Per il ministro cinese degli Esteri Wang Yi la situazione nelle acque contese è "stabile"; dopo aver incontrato la controparte thai a Pechino, il politico aggiunge che "non vi sono problemi concreti di libertà di navigazione nel mar Cinese meridionale, né essa rappresenterà un problema in futuro".

Dietro questa convergenza di vedute fra Pechino e Kuala Lumpur vi sarebbero progetti di stretta collaborazione fra i governi dei due Paesi, incentrati in particolare sullo sfruttamento di petrolio e gas naturali nell'area. E alle cancellerie Asean che non vedono di buon occhio una cooperazione con la Cina, il ministro malaysiano replica: "se contestano tanto per il gusto di contestare, è un controsenso". Secondo gli esperti di China National Offshore Oil Corp il mar Cinese meridionale racchiude risorse almeno cinque volte superiori a quelle finora scoperte.

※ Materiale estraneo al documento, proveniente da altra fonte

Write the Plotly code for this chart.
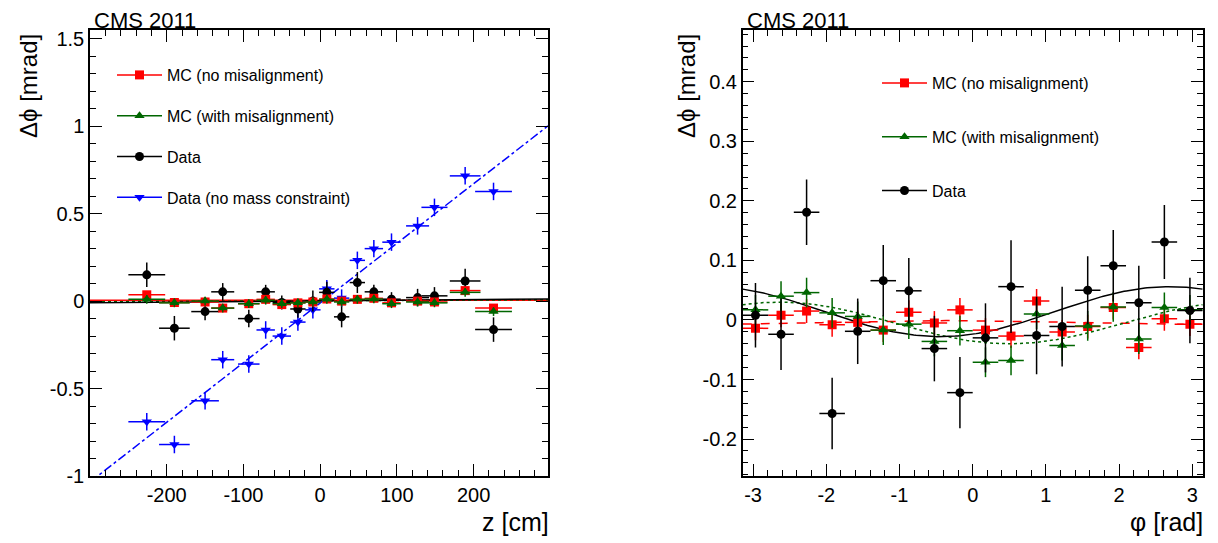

Di recente la Cina ha dato il via libera a colloqui che dovrebbero portare alla creazione di un Codice di condotta, in programma dal prossimo mese di settembre, anche se è difficile ipotizzare soluzioni a breve termine. Il fronte Asean è propenso a intavolare trattative su più fronti, mentre Pechino ha da sempre privilegiato l'opzione del faccia a faccia, dove può far prevalere la propria potenza economico-politico-militare rispetto al singolo Paese. E se da un lato Pechino si fa sempre più aggressiva, dall'altro appare evidente che l'Asean non riesce a parlare con un'unica voce. Lao Monghay, analista indipendente, spiega che "la strategia della Cina è dividere l'Asean" come è riuscita a fare già "lo scorso anno durante il summit in Cambogia". E "non ha fretta di chiudere" sui negoziati che dovrebbero portare al fatidico Codice. Mentre si fa sempre più netta la frattura con Manila, dopo le polemiche sulla partecipazione del presidente filippino Benino Aquino alla Fiera commerciale Cina-Asean in programma il mese prossimo. I due governi si rimpallano le responsabilità; quello che è certo è che le Filippine sono "l'ospite d'onore" della rassegna, ma non è gradita al presenza del loro capo di Stato.

Fra le nazioni della regione Asia-Pacifico, la Cina è quella che avanza le maggiori rivendicazioni in materia di confini marittimi nel mar Cinese meridionale. Le isole Spratly e Paracel, quasi disabitate, sono assai ricche di risorse e materie prime. L'egemonia nell'area riveste un carattere strategico per il commercio e lo sfruttamento di petrolio e gas naturale nel fondo marino. A contendere le mire espansionistiche di Pechino vi sono il Vietnam, le Filippine, la Malaysia, il sultanato del Brunei e Taiwan, con gli Stati Uniti che muovono da dietro le quinte per contrastare l'imperialismo di Pechino in un'area strategica, di passaggio per i due terzi dei commerci marittimi mondiali.